On the flip side, AI has also allowed for us all to easily fake that we are skilled in areas where we've not spent any time honing our craft. To our untrained eye, AI has given us passable-quality outputs that are in need of a trained eye to call out the risks, challenges, issues, or problems. At best, despite our lack of skill, we may sense something is off - but can't put our finger on it. And because we're relying more and more on AI validating AI, this is leading to normalizing mediocrity. In may cases speed is often more important than quality. Good enough is always better than too late: not all new apps need to have a unique brand and aesthetic. In fact a ubiquity in design, while boring, builds faster familiarity, reduces friction.

AI satisfies utilitarian goals: Ask AI to write a story with metaphors and it produces they are obvious, contrived and forced.
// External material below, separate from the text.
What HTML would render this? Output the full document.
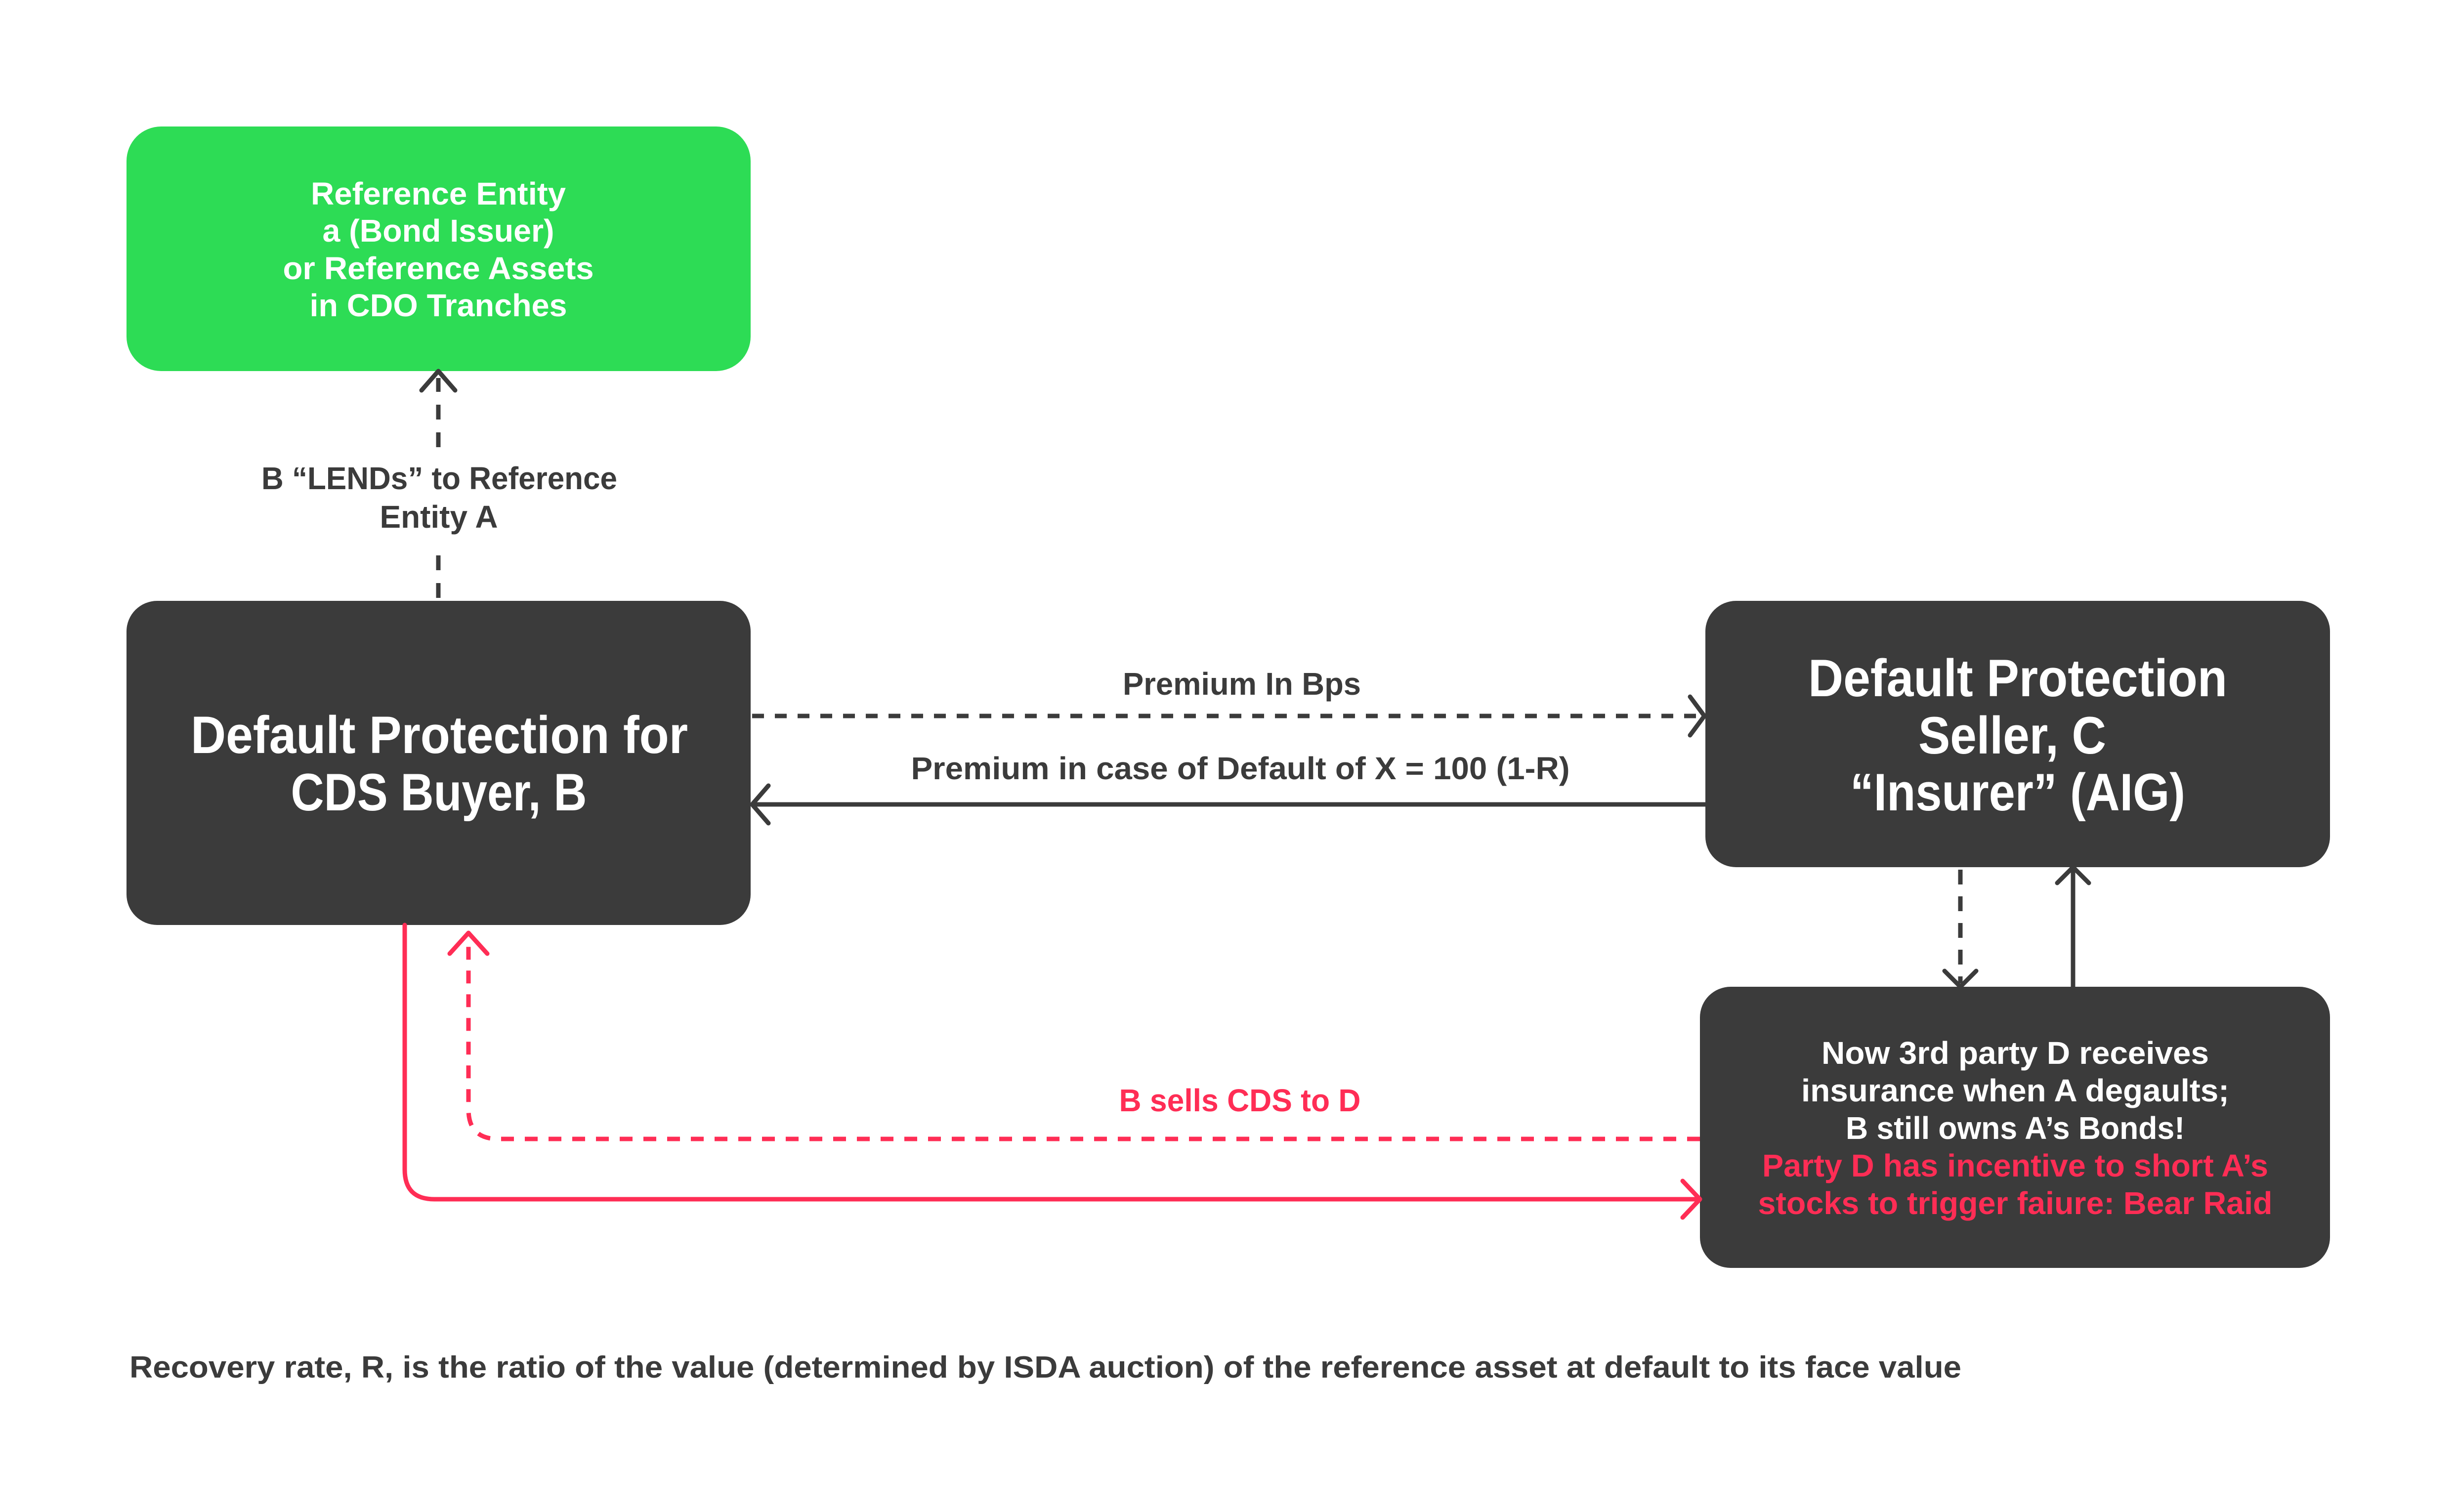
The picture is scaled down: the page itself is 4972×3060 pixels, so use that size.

It won't fully hit the the essence of what you have in mind. That may not matter if you aren't looking for nuance. Ask AI to write code, marketing materials, a business doc, a strategy, a presentation, an email and it all comes out good, maybe even great (to the trained eye). To the untrained eye, it looks complete.

That's the worry I have every time I turn to AI. It helps me in many ways and in areas that aren't my area of expertise. And it looks good enough that I may not spot the potential pitfalls. It let's me walk deeper into the forest than I could without it, without raising the question as to whether I should be going this far on my own.

As much as we have unlocked through AI we need to continuously remind ourselves to value the expertise of others. For our own disciplines, we need to continuously train and build upon our core expertise by broadening our experiences and relevant skillset. AI is raising the bar of expectations and will shine a brighter spotlight if you're underperforming. The fix isn't to avoid AI, or to use more AI to compensate. The fix is to get better at getting better and to continue to invest in your growth.

Popular

Work Experience vs Professional Experience

Let's Clear Up The Ambiguity!

FAQs for a Software Engineering Hiring Manager

7 Steps to Writing an Amazing Resume

Where is MySpace Headed?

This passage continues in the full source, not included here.